Weekly News Roundup – February 3, 2012

from Wildlife Promise

Want to know what National Wildlife Federation was up to this week? Here is a recap of the week’s NWF news:

Obama Administration Hits the Accelerator for Responsible Offshore Wind Development

February 2 – The Bureau of Ocean Energy Management (BOEM), the agency responsible for permitting offshore wind energy, has hit the accelerator in the pursuit of this massive, domestic clean energy source.

In releasing the Final Environmental Assessment for commercial wind leasing and site assessment activities on the Mid-Atlantic Outer Continental Shelf, BOEM has effectively cut at least two years off the permitting process for offshore wind off the coasts of Delaware, Maryland, New Jersey and Virginia. Once an auction process is completed, it is expected that numerous leases will be issued in 2012, allowing critical data to be collected for the development of construction and operations plans for offshore wind projects in these areas.

Tribes Prepare for Homecoming of Wild Bison from Yellowstone

January 31 – People on the Fort Peck Reservation in northeast Montana are preparing a big welcome-home ceremony for a fellow Plains native whose absence for more than a century has left voids in the ecosystem and cultures it helped shape.
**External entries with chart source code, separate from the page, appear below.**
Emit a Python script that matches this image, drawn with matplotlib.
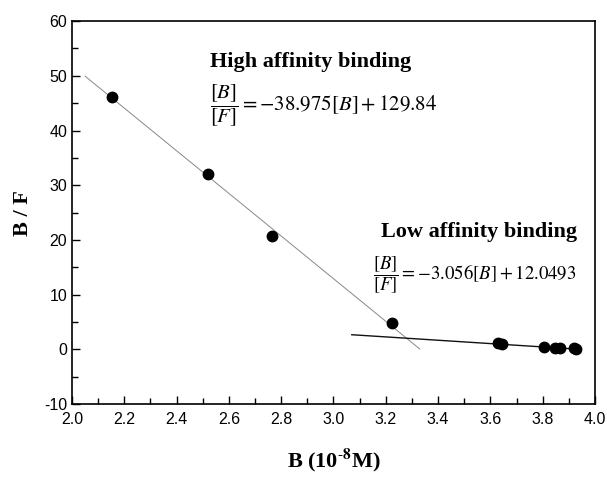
import matplotlib
matplotlib.use("Agg")
import matplotlib.pyplot as plt
import numpy as np
from matplotlib.ticker import MultipleLocator

# data
b_high = [2.154, 2.521, 2.765, 3.224]
bf_high = [46.2, 32.1, 20.8, 4.9]
b_low = [3.630, 3.645, 3.806, 3.847, 3.866, 3.921, 3.926]
bf_low = [1.2, 0.9, 0.39, 0.2, 0.2, 0.3, 0.12]

# fitted lines (slope, intercept, x range)
high_fit = (-38.975, 129.84, 2.05, 3.33)
low_fit = (-3.056, 12.0493, 3.07, 3.945)

plt.rcParams['mathtext.fontset'] = 'stix'
plt.rcParams['axes.unicode_minus'] = False

fig = plt.figure(figsize=(6.07, 4.80), dpi=100)
ax = fig.add_axes([0.1186, 0.1583, 0.8616, 0.7977])

for slope, icpt, x0, x1, col, lw in [high_fit + ('#888888', 0.7), low_fit + ('#111111', 1.0)]:
    xs = np.array([x0, x1])
    ax.plot(xs, slope * xs + icpt, color=col, lw=lw, zorder=2)

ax.plot(b_high, bf_high, 'o', color='k', ms=7.5, zorder=3)
ax.plot(b_low, bf_low, 'o', color='k', ms=7.5, zorder=3)

ax.set_xlim(2.0, 4.0)
ax.set_ylim(-10, 60)
ax.xaxis.set_major_locator(MultipleLocator(0.2))
ax.xaxis.set_minor_locator(MultipleLocator(0.1))
ax.yaxis.set_major_locator(MultipleLocator(10))
ax.yaxis.set_minor_locator(MultipleLocator(5))
ax.tick_params(which='both', direction='in', top=False, right=False,
               labelsize=11.5, width=1)
ax.tick_params(which='major', length=6)
ax.tick_params(which='minor', length=4)
ax.tick_params(axis='x', pad=6)
for lab in ax.get_xticklabels() + ax.get_yticklabels():
    lab.set_family('Liberation Sans')
ax.xaxis.set_major_formatter(plt.FormatStrFormatter('%.1f'))
for s in ax.spines.values():
    s.set_linewidth(1.2)

ax.set_xlabel(r'B (10$^{\mathbf{\text{-}8}}$M)', family='Liberation Serif',
              fontweight='bold', fontsize=16, labelpad=14)
ax.set_ylabel('B / F', family='Liberation Serif', fontweight='bold',
              fontsize=16, labelpad=8)

ax.text(2.527, 52.5, 'High affinity binding', family='Liberation Serif',
        fontweight='bold', fontsize=16, va='center')
ax.text(2.527, 44.5, r'$\dfrac{[B]}{[F]} = -38.975[B] + 129.84$',
        fontsize=15, va='center')
ax.text(3.18, 21.5, 'Low affinity binding', family='Liberation Serif',
        fontweight='bold', fontsize=16, va='center')
ax.text(3.151, 13.5, r'$\dfrac{[B]}{[F]} = -3.056[B] + 12.0493$',
        fontsize=13.5, va='center')

fig.savefig('out.png', dpi=100)
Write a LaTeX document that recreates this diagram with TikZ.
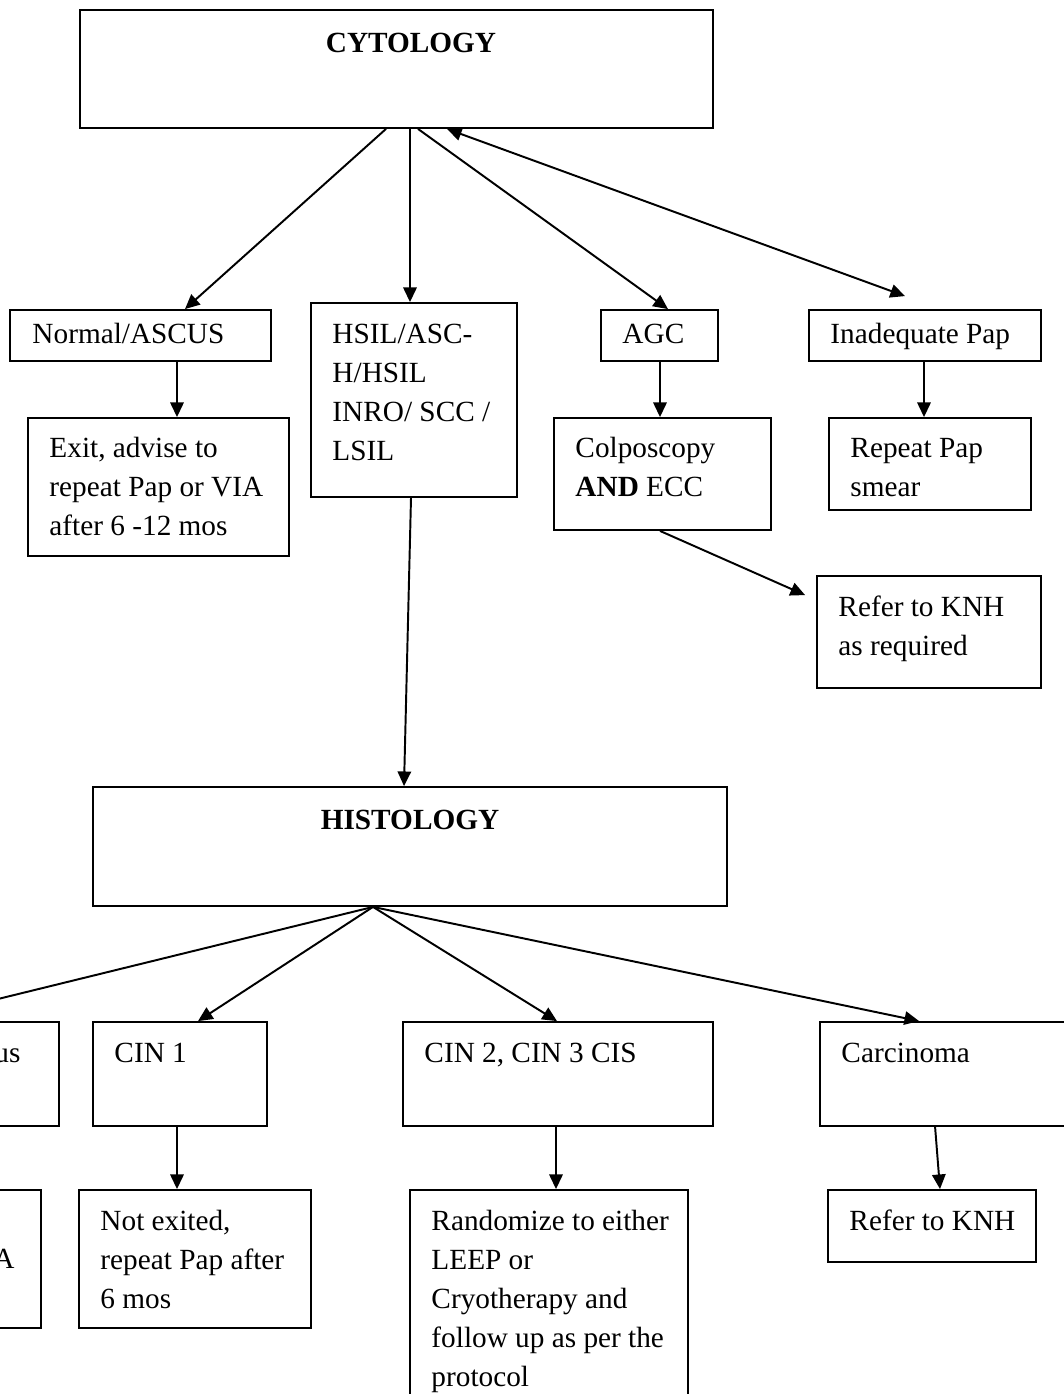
\documentclass[tikz,border=0pt]{standalone}
\usepackage{fontspec}
\setmainfont{Liberation Serif}
\usetikzlibrary{arrows.meta,fit,calc}

\tikzset{
  flowbox/.style={draw, line width=0.75pt, inner sep=0pt},
  flowtext/.style={anchor=north west, inner sep=0pt, align=left, font=\fontsize{12}{16}\selectfont},
  flowhead/.style={anchor=base, inner sep=0pt, font=\fontsize{12}{16}\selectfont\bfseries},
  flowarrow/.style={line width=0.8pt, -{Triangle[length=6pt,width=5.5pt]}},
}

\begin{document}
\begin{tikzpicture}[x=0.41pt, y=-0.41pt]
  \useasboundingbox (0,0) rectangle (1064,1394);
  \clip (0,0) rectangle (1064,1394);

  % cytology level
  \node[flowbox, fit={(80,10) (713,128)}] (cyto) {};
  \node[flowhead] (cytotxt) at (411,52) {CYTOLOGY};

  \node[flowbox, fit={(10,310) (271,361)}] (normal) {};
  \node[flowtext] (normaltxt) at (32,316) {\strut Normal/ASCUS};

  \node[flowbox, fit={(311,303) (517,497)}] (hsil) {};
  \node[flowtext] (hsiltxt) at (332,316) {\strut HSIL/ASC-\\H/HSIL\\INRO/ SCC /\\LSIL};

  \node[flowbox, fit={(601,310) (718,361)}] (agc) {};
  \node[flowtext] (agctxt) at (622,316) {\strut AGC};

  \node[flowbox, fit={(809,310) (1041,361)}] (inad) {};
  \node[flowtext] (inadtxt) at (830,316) {\strut Inadequate Pap};

  \node[flowbox, fit={(28,418) (289,556)}] (exit) {};
  \node[flowtext] (exittxt) at (49,430) {\strut Exit, advise to\\repeat Pap or VIA\\after 6 -12 mos};

  \node[flowbox, fit={(554,418) (771,530)}] (colpo) {};
  \node[flowtext] (colpotxt) at (575,430) {\strut Colposcopy\\\textbf{AND} ECC};

  \node[flowbox, fit={(829,418) (1031,510)}] (repeat) {};
  \node[flowtext] (repeattxt) at (850,430) {\strut Repeat Pap\\smear};

  \node[flowbox, fit={(817,576) (1041,688)}] (knhone) {};
  \node[flowtext] (knhonetxt) at (838,589) {\strut Refer to KNH\\as required};

  % histology level
  \node[flowbox, fit={(93,787) (727,906)}] (histo) {};
  \node[flowhead] (histotxt) at (410,829) {HISTOLOGY};

  \node[flowbox, fit={(-150,1022) (59,1126)}] (left) {};
  \node[flowtext, anchor=north east] (lefttxt) at (21,1035) {\strut us};

  \node[flowbox, fit={(93,1022) (267,1126)}] (cinone) {};
  \node[flowtext] (cinonetxt) at (114,1035) {\strut CIN 1};

  \node[flowbox, fit={(403,1022) (713,1126)}] (cintwo) {};
  \node[flowtext] (cintwotxt) at (424,1035) {\strut CIN 2, CIN 3 CIS};

  \node[flowbox, fit={(820,1022) (1200,1126)}] (carc) {};
  \node[flowtext] (carctxt) at (841,1035) {\strut Carcinoma};

  \node[flowbox, fit={(-200,1190) (41,1328)}] (leftlow) {};
  \node[flowtext, anchor=north east] (leftlowtxt) at (15,1241) {\strut A};

  \node[flowbox, fit={(79,1190) (311,1328)}] (exited) {};
  \node[flowtext] (exitedtxt) at (100,1203) {\strut Not exited,\\repeat Pap after\\6 mos};

  \node[flowbox, fit={(410,1190) (688,1450)}] (random) {};
  \node[flowtext] (randomtxt) at (431,1203) {\strut Randomize to either\\LEEP or\\Cryotherapy and\\follow up as per the\\protocol};

  \node[flowbox, fit={(828,1190) (1036,1262)}] (knhtwo) {};
  \node[flowtext] (knhtwotxt) at (849,1203) {\strut Refer to KNH};

  % connectors
  \draw[flowarrow] ($(cyto.south)+(-10.5,0)$) -- ($(normal.north)+(44.5,0)$);
  \draw[flowarrow] ($(cyto.south)+(13.5,0)$) -- ($(hsil.north)+(-4,0)$);
  \draw[flowarrow] ($(cyto.south)+(21.5,0)$) -- ($(agc.north)+(8.5,0)$);
  \draw[flowarrow, {Triangle[length=6pt,width=5.5pt]}-{Triangle[length=6pt,width=5.5pt]}]
    ($(cyto.south)+(50.5,0)$) -- ($(inad.north)+(-20,-13)$);
  \draw[flowarrow] ($(normal.south)+(36.5,0)$) -- ($(exit.north)+(18.5,0)$);
  \draw[flowarrow] ($(agc.south)+(0.5,0)$) -- ($(colpo.north)+(-2.5,0)$);
  \draw[flowarrow] ($(inad.south)+(-1,0)$) -- ($(repeat.north)+(-6,0)$);
  \draw[flowarrow] ($(colpo.south)+(-2.5,0)$) -- ($(knhone.north west)+(-11,20)$);
  \draw[flowarrow] ($(hsil.south)+(-3,0)$) -- ($(histo.north)+(-6,0)$);

  \draw[flowarrow] ($(histo.south)+(-37,0)$) -- ($(left.north)+(-46.5,0)$);
  \draw[flowarrow] ($(histo.south)+(-37,0)$) -- ($(cinone.north)+(18,0)$);
  \draw[flowarrow] ($(histo.south)+(-37,0)$) -- ($(cintwo.north)+(-1,0)$);
  \draw[flowarrow] ($(histo.south)+(-37,0)$) -- ($(carc.north west)+(100,0)$);
  \draw[flowarrow] ($(cinone.south)+(-3,0)$) -- ($(exited.north)+(-18,0)$);
  \draw[flowarrow] ($(cintwo.south)+(-2,0)$) -- ($(random.north)+(7,0)$);
  \draw[flowarrow] ($(carc.south west)+(116,0)$) -- ($(knhtwo.north)+(8,0)$);
\end{tikzpicture}
\end{document}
Nearly 70 wild bison from Yellowstone National Park, part of the country’s last, free-ranging herd, will be released onto the reservation, home to the Assiniboine and Sioux tribes. The release, expected some time in March, will mark the return of the last genetically pure bison to the plains and the reunion of animals and people once seen as inseparable.

Great Lakes–Mississippi River Separation is Possible, Practical and Preventive

January 31 – A much-anticipated study says separating the Great Lakes and Mississippi River basins to prevent the spread of Asian carp and other invasive species is not only possible, but a natural step toward much-needed action to improve Chicago’s water infrastructure.

Great Lakes environmental groups reacting to the study, released today by the Great Lakes Commission and Great Lakes-St. Lawrence Cities Initiative, commended the authors’ factual analysis concluding that separation is possible and that it must include essential upgrades to sewage, flood control and waterborne transportation while preventing the transfer of invasive species.